U.S. and German agencies are investigating a potential terror plot against U.S. military bases, buildings and citizens in Germany.

Authorities had no indication of an imminent attack within Germany or the United States, said FBI special agent Richard Kolko. "We remind the public to remain vigilant and report any suspicious activity to the appropriate law enforcement authorities," he said.

The plot was made public on April 20 when the U.S. Embassy in Berlin issued a warning to U.S. diplomatic and consular facilities in Germany to increase security and asking Americans there to increase their vigilance. Security outside U.S. bases in Germany also was stepped up.
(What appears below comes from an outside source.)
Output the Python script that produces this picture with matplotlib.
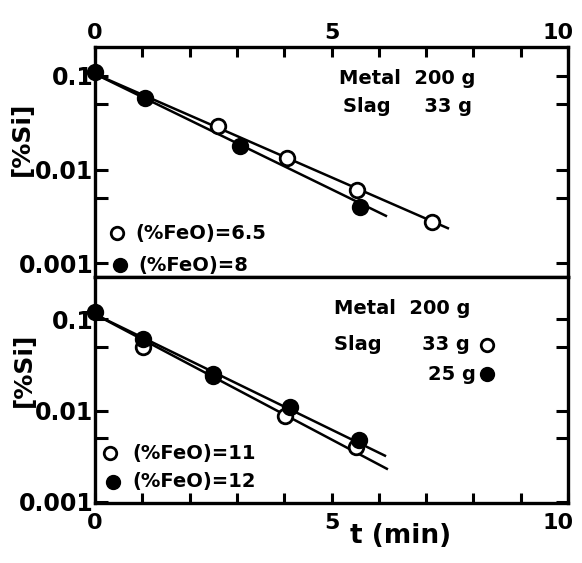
import numpy as np
import matplotlib
matplotlib.use('Agg')
import matplotlib.pyplot as plt
from matplotlib.ticker import FixedLocator, NullFormatter
from matplotlib.transforms import ScaledTranslation

# ---- data ----
# upper panel: slag 33 g
t_open_a = [2.6, 4.06, 5.54, 7.12]
si_open_a = [0.029, 0.0133, 0.0060, 0.00276]
t_fill_a = [0.0, 1.06, 3.07, 5.6]
si_fill_a = [0.11, 0.058, 0.018, 0.0040]
line_open_a = ([0.0, 7.46], [0.105, 0.00236])
line_fill_a = ([0.0, 6.15], [0.105, 0.0032])

# lower panel
t_open_b = [1.02, 2.5, 4.02, 5.52]
si_open_b = [0.050, 0.024, 0.0088, 0.0040]
t_fill_b = [0.0, 1.02, 2.5, 4.12, 5.58]
si_fill_b = [0.119, 0.061, 0.025, 0.0108, 0.0048]
line_open_b = ([0.0, 6.17], [0.113, 0.0023])
line_fill_b = ([0.0, 6.13], [0.113, 0.0032])

yticks = [0.1, 0.01, 0.001]
yticklabels = ['0.1', '0.01', '0.001']
yminor = [0.05, 0.005]
xticks = [0, 5, 10]
xticklabels = ['0', '5', '10']

plt.rcParams['font.family'] = ['DejaVu Sans']
plt.rcParams['font.weight'] = 'bold'

fig = plt.figure(figsize=(5.82, 5.63), dpi=100)
L, R = 95/582, 568/582
ax1 = fig.add_axes([L, 1-277/563, R-L, (277-47)/563])
ax2 = fig.add_axes([L, 1-503/563, R-L, (503-277)/563])

fs = 14
for ax, ylim in [(ax1, (0.00071, 0.204)), (ax2, (0.00097, 0.29))]:
    ax.set_yscale('log')
    ax.set_xlim(0, 10)
    ax.set_ylim(*ylim)
    for s in ax.spines.values():
        s.set_linewidth(2.4)
    ax.yaxis.set_major_locator(FixedLocator(yticks))
    ax.set_yticklabels(yticklabels)
    ax.yaxis.set_minor_locator(FixedLocator(yminor))
    ax.yaxis.set_minor_formatter(NullFormatter())
    ax.set_xticks(xticks)
    ax.set_xticklabels(xticklabels)
    ax.xaxis.set_minor_locator(FixedLocator(range(11)))
    ax.tick_params(axis='y', which='both', direction='in', left=True, right=True,
                   length=9, width=2.2, labelsize=17, pad=1)
    ax.tick_params(axis='x', which='both', direction='in', length=7, width=2.2,
                   labelsize=16, pad=3)
    ax.set_ylabel('[%Si]', fontsize=18, fontweight='bold')

ax1.yaxis.set_label_coords(-0.13, 0.60)
ax2.yaxis.set_label_coords(-0.125, 0.59)
ax1.tick_params(axis='x', which='both', top=True, bottom=False, labeltop=True, labelbottom=False)
ax2.tick_params(axis='x', which='both', top=False, bottom=True, pad=7)
ax2.set_xlabel('t (min)', fontsize=19, fontweight='bold')
ax2.xaxis.set_label_coords(0.645, -0.09)

# keep the "10" labels inside the canvas, as in the scan
shift = ScaledTranslation(-7/72, 0, fig.dpi_scale_trans)
for tick in (ax1.xaxis.get_major_ticks()[-1], ax2.xaxis.get_major_ticks()[-1]):
    for lab in (tick.label1, tick.label2):
        lab.set_transform(lab.get_transform() + shift)

mk = dict(ms=10.5, mew=2, ls='none', clip_on=False, zorder=3)
lw = 1.8

ax1.plot(*line_open_a, color='black', lw=lw)
ax1.plot(*line_fill_a, color='black', lw=lw)
ax1.plot(t_open_a, si_open_a, 'o', mfc='white', mec='black', **mk)
ax1.plot(t_fill_a, si_fill_a, 'o', mfc='black', mec='black', **mk)

ax2.plot(*line_open_b, color='black', lw=lw)
ax2.plot(*line_fill_b, color='black', lw=lw)
ax2.plot(t_open_b, si_open_b, 'o', mfc='white', mec='black', **mk)
ax2.plot(t_fill_b, si_fill_b, 'o', mfc='black', mec='black', **mk)

# annotations
tk = dict(fontsize=fs, fontweight='bold', va='center', transform=ax1.transAxes)
ax1.text(0.515, 0.865, 'Metal  200 g', **tk)
ax1.text(0.525, 0.74, 'Slag     33 g', **tk)
ax1.plot([0.046], [0.19], 'o', mfc='white', mec='black', ms=9, mew=2, transform=ax1.transAxes)
ax1.text(0.085, 0.19, '(%FeO)=6.5', **tk)
ax1.plot([0.053], [0.05], 'o', mfc='black', mec='black', ms=10, transform=ax1.transAxes)
ax1.text(0.091, 0.05, '(%FeO)=8', **tk)

tk2 = dict(tk, transform=ax2.transAxes)
ax2.text(0.505, 0.86, 'Metal  200 g', **tk2)
ax2.text(0.505, 0.70, 'Slag      33 g', **tk2)
ax2.plot([0.829], [0.70], 'o', mfc='white', mec='black', ms=9, mew=2, transform=ax2.transAxes)
ax2.text(0.705, 0.57, '25 g', **tk2)
ax2.plot([0.829], [0.57], 'o', mfc='black', mec='black', ms=10, transform=ax2.transAxes)
ax2.plot([0.032], [0.22], 'o', mfc='white', mec='black', ms=9, mew=2, transform=ax2.transAxes)
ax2.text(0.08, 0.22, '(%FeO)=11', **tk2)
ax2.plot([0.038], [0.095], 'o', mfc='black', mec='black', ms=10, transform=ax2.transAxes)
ax2.text(0.08, 0.095, '(%FeO)=12', **tk2)

fig.savefig('out.png', dpi=100)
A U.S. counterterrorism official, who also spoke on condition of anonymity, said the worry, then and now, is that U.S. military bases, American tourists and other U.S. interests in Germany could be attacked. Among other possibilities, the official said information gathered about the threat suggested that the plot could involve bombs or small arms. The threat information was not specific about the potential attack's time or location, the official said.

The official said counterterrorism authorities believed Islamic extremists were behind the planning, but the official had no reason to suspect al-Qaida specifically.
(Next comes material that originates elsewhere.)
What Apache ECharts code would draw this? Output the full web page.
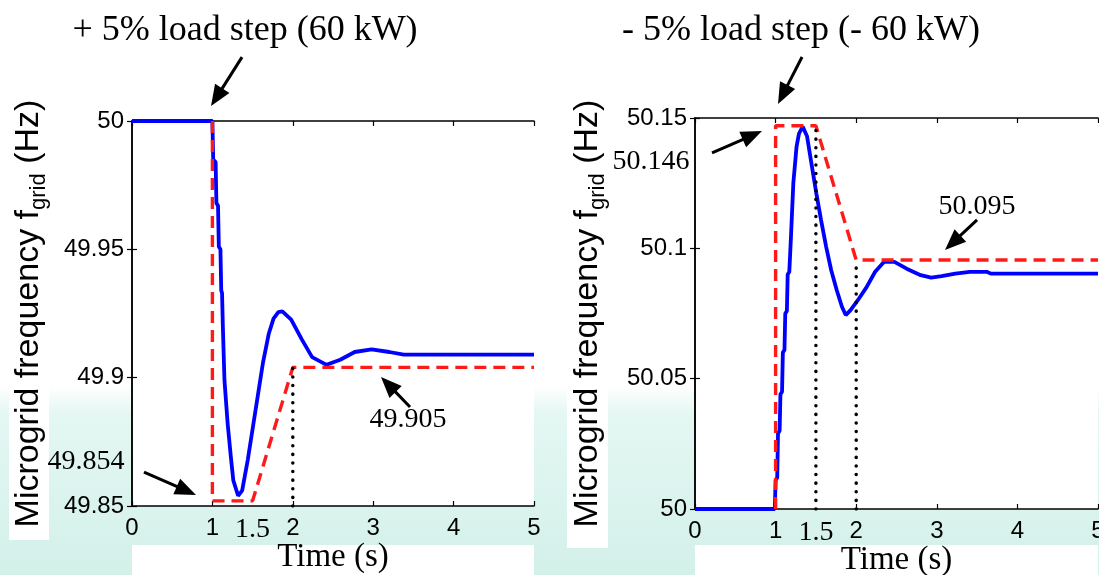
<!DOCTYPE html>
<html lang="en">
<head>
    <meta charset="UTF-8">
    <title>Microgrid frequency after load steps</title>
    <script src="https://cdn.jsdelivr.net/npm/echarts@6/dist/echarts.min.js"></script>
    <style>
        html, body { margin: 0; padding: 0; }
        #chart {
            width: 1099px; height: 575px;
            background: linear-gradient(to bottom, #ffffff 0%, #ffffff 67%, #e4f7f3 72%, #d3f0e9 100%);
        }
    </style>
</head>
<body>
<div id="chart"></div>

<script>
    // + 5 % load step: simulated frequency
    let upTime = [0, 1, 1.01, 1.04, 1.05, 1.07, 1.08, 1.10, 1.11, 1.12, 1.13, 1.15, 1.19, 1.23, 1.26, 1.32,
        1.37, 1.44, 1.50, 1.57, 1.63, 1.70, 1.76, 1.82, 1.87, 1.98, 2.11, 2.24, 2.42, 2.59, 2.77, 2.98,
        3.20, 3.38, 3.72, 5];
    let upFreq = [50, 50, 49.985, 49.984, 49.968, 49.967, 49.951, 49.950, 49.934, 49.933, 49.920, 49.899,
        49.882, 49.869, 49.860, 49.854, 49.856, 49.868, 49.880, 49.894, 49.906, 49.917, 49.923, 49.9255,
        49.9258, 49.9226, 49.915, 49.908, 49.905, 49.907, 49.910, 49.911, 49.910, 49.909, 49.909, 49.909];
    // + 5 % load step: bound
    let upBoundTime = [1, 1, 1.5, 2, 5];
    let upBoundFreq = [50, 49.852, 49.852, 49.904, 49.904];

    // - 5 % load step: simulated frequency
    let downTime = [0, 0.99, 1.0, 1.02, 1.03, 1.05, 1.06, 1.08, 1.09, 1.11, 1.12, 1.14, 1.15, 1.17, 1.19,
        1.22, 1.26, 1.29, 1.336, 1.39, 1.445, 1.506, 1.563, 1.628, 1.69, 1.758, 1.823, 1.87, 1.93, 2.018,
        2.127, 2.235, 2.344, 2.474, 2.626, 2.80, 2.93, 3.06, 3.23, 3.41, 3.62, 3.67, 5];
    let downFreq = [50, 50, 50.011, 50.012, 50.029, 50.030, 50.044, 50.045, 50.060, 50.061, 50.075, 50.076,
        50.090, 50.091, 50.104, 50.125, 50.139, 50.144, 50.1467, 50.143, 50.1325, 50.121, 50.111, 50.1005,
        50.0916, 50.084, 50.0776, 50.0744, 50.0763, 50.080, 50.085, 50.091, 50.0948, 50.0948, 50.0922,
        50.0897, 50.0888, 50.0893, 50.0903, 50.091, 50.091, 50.0903, 50.0903];
    // - 5 % load step: bound
    let downBoundTime = [1, 1, 1.5, 2, 5];
    let downBoundFreq = [50, 50.147, 50.147, 50.0955, 50.0955];

    // dotted guide lines [time, from, to]
    let upGuides = [[2, 49.85, 49.904]];
    let downGuides = [[1.5, 50, 50.147], [2, 50, 50.0955]];

    // axis ticks
    let timeTicks = [0, 1, 2, 3, 4, 5];
    let timeLabels = [0, 1, 1.5, 2, 3, 4, 5];
    let upRange = [49.85, 50];
    let downRange = [50, 50.15];
    let freqStep = 0.05;

    let titles = ['+ 5% load step (60 kW)', '- 5% load step (- 60 kW)'];

    // annotations: [grid, tail, tip] in data units
    let arrows = [
        [0, [1.368, 50.0249], [0.983, 50.0058]],
        [0, [0.149, 49.8632], [0.796, 49.8543]],
        [0, [3.458, 49.8886], [3.097, 49.9003]],
        [1, [1.328, 50.1734], [1.030, 50.1554]],
        [1, [0.211, 50.1366], [0.831, 50.1450]],
        [1, [3.499, 50.1109], [3.102, 50.0994]]
    ];
    let notes = [
        [0, '49.854', [-0.572, 49.8672]],
        [0, '49.905', [3.433, 49.8835]],
        [1, '50.146', [-0.546, 50.1331]],
        [1, '50.095', [3.499, 50.1159]]
    ];

    const sans = 'Liberation Sans, Arial, Helvetica, sans-serif';
    const serif = 'Liberation Serif, Times New Roman, serif';

    function zip(xs, ys) {
        return xs.map((x, i) => [x, ys[i]]);
    }

    function guideData(guides) {
        let out = [];
        guides.forEach(g => {
            out.push([g[0], g[1]], [g[0], g[2]], null);
        });
        return out;
    }

    function xAxes(grid) {
        let base = {
            gridIndex: grid, type: 'value', min: 0, max: 5, interval: 1,
            axisLine: { lineStyle: { color: '#000', width: 1.5 } },
            axisTick: { inside: true, length: 5, customValues: timeTicks, lineStyle: { color: '#000', width: 1.2 } },
            splitLine: { show: false }
        };
        return [
            Object.assign({}, base, {
                position: 'bottom',
                axisLabel: {
                    customValues: timeLabels, color: '#000', fontSize: 24, fontFamily: sans, margin: 10,
                    formatter: v => v === 1.5 ? '{s|1.5}' : String(v),
                    rich: { s: { fontFamily: serif, fontSize: 28, color: '#000' } }
                },
                name: 'Time (s)', nameLocation: 'middle', nameGap: 35, nameMoveOverlap: false,
                nameTextStyle: { fontFamily: serif, fontSize: 33, color: '#000' }
            }),
            Object.assign({}, base, { position: 'top', axisLabel: { show: false } })
        ];
    }

    function yAxes(grid, range, gap) {
        let base = {
            gridIndex: grid, type: 'value', min: range[0], max: range[1], interval: freqStep,
            axisLine: { lineStyle: { color: '#000', width: 1.5 } },
            axisTick: { inside: true, length: 5, lineStyle: { color: '#000', width: 1.2 } },
            splitLine: { show: false }
        };
        return [
            Object.assign({}, base, {
                position: 'left',
                axisLabel: { color: '#000', fontSize: 24, fontFamily: sans, margin: 8 },
                name: '{a|Microgrid frequency f}{b|grid}{a| (Hz)}',
                nameLocation: 'middle', nameRotate: 90, nameGap: gap, nameMoveOverlap: false,
                nameTextStyle: {
                    rich: {
                        a: { fontFamily: sans, fontSize: 34, lineHeight: 42, color: '#000' },
                        b: { fontFamily: sans, fontSize: 22, lineHeight: 23, verticalAlign: 'bottom', color: '#000' }
                    }
                }
            }),
            Object.assign({}, base, { position: 'right', axisLabel: { show: false } })
        ];
    }

    function seriesFor(grid, t, f, bt, bf, guides) {
        let ax = { xAxisIndex: grid * 2, yAxisIndex: grid * 2 };
        return [
            Object.assign({
                type: 'line', data: zip(t, f), showSymbol: false,
                lineStyle: { color: '#0000ff', width: 3.8 }, z: 3
            }, ax),
            Object.assign({
                type: 'line', data: zip(bt, bf), showSymbol: false,
                lineStyle: { color: '#ff1a1a', width: 3.4, type: [12, 7] }, z: 4
            }, ax),
            Object.assign({
                type: 'line', data: guideData(guides), showSymbol: false, connectNulls: false,
                lineStyle: { color: '#000', width: 3.5, type: [0.1, 8.5], cap: 'round' }, z: 5
            }, ax)
        ];
    }

    let chart = echarts.init(document.getElementById('chart'));

    let option = {
        backgroundColor: 'transparent',
        animation: false,
        title: [
            { text: titles[0], left: 240, top: 8, textAlign: 'center',
              textStyle: { fontFamily: serif, fontSize: 36, fontWeight: 'normal', color: '#000' } },
            { text: titles[1], left: 796, top: 8, textAlign: 'center',
              textStyle: { fontFamily: serif, fontSize: 36, fontWeight: 'normal', color: '#000' } }
        ],
        grid: [
            { left: 132, top: 121, width: 402, height: 385, show: true, backgroundColor: '#fff',
              borderWidth: 0, outerBoundsMode: 'none', containLabel: false },
            { left: 695, top: 118, width: 403, height: 391, show: true, backgroundColor: '#fff',
              borderWidth: 0, outerBoundsMode: 'none', containLabel: false }
        ],
        xAxis: xAxes(0).concat(xAxes(1)),
        yAxis: yAxes(0, upRange, 82).concat(yAxes(1, downRange, 86)),
        series: seriesFor(0, upTime, upFreq, upBoundTime, upBoundFreq, upGuides)
            .concat(seriesFor(1, downTime, downFreq, downBoundTime, downBoundFreq, downGuides))
    };
    chart.setOption(option);

    // decorations: white label backings, arrows and value notes
    let elements = [
        { type: 'rect', shape: { x: 9, y: 95, width: 40, height: 445 }, style: { fill: '#fff' }, z: -10 },
        { type: 'rect', shape: { x: 567, y: 95, width: 41, height: 453 }, style: { fill: '#fff' }, z: -10 },
        { type: 'rect', shape: { x: 132, y: 545, width: 402, height: 30 }, style: { fill: '#fff' }, z: -10 },
        { type: 'rect', shape: { x: 695, y: 545, width: 403, height: 30 }, style: { fill: '#fff' }, z: -10 }
    ];

    arrows.forEach(a => {
        let p0 = chart.convertToPixel({ gridIndex: a[0] }, a[1]);
        let p1 = chart.convertToPixel({ gridIndex: a[0] }, a[2]);
        let dx = p1[0] - p0[0], dy = p1[1] - p0[1];
        let len = Math.hypot(dx, dy);
        let ux = dx / len, uy = dy / len;
        let hl = 21, hw = 8.5;
        let bx = p1[0] - ux * hl, by = p1[1] - uy * hl;
        elements.push({
            type: 'line', z: 20,
            shape: { x1: p0[0], y1: p0[1], x2: bx + ux * 3, y2: by + uy * 3 },
            style: { stroke: '#000', lineWidth: 3 }
        });
        elements.push({
            type: 'polygon', z: 20,
            shape: { points: [p1, [bx - uy * hw, by + ux * hw], [bx + uy * hw, by - ux * hw]] },
            style: { fill: '#000' }
        });
    });

    notes.forEach(n => {
        let p = chart.convertToPixel({ gridIndex: n[0] }, n[2]);
        elements.push({
            type: 'text', z: 20, x: p[0], y: p[1],
            style: {
                text: n[1], font: '28px ' + serif, fill: '#000',
                align: 'center', verticalAlign: 'middle', textAlign: 'center', textVerticalAlign: 'middle'
            }
        });
    });

    chart.setOption({ graphic: { elements: elements } });
</script>
</body>
</html>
Gordon Johndroe, a spokesman for the White House's National Security Council, said, "The United States is working with German authorities, as we do with our allies around the world, to counter any potential terrorist activity."

The Homeland Security Department sought to make clear there was no known plot inside U.S. borders. "There is no credible intelligence to suggest an imminent threat to the homeland at this time," said spokesman Russ Knocke.

In Germany, the Interior Ministry said in a statement that federal prosecutors have opened an investigation, but no details could be provided.

Daniel Mattern, a spokesman for the U.S. Embassy in Berlin, said there had been no changes since it issued its April 20 warning for U.S. diplomatic and consular facilities.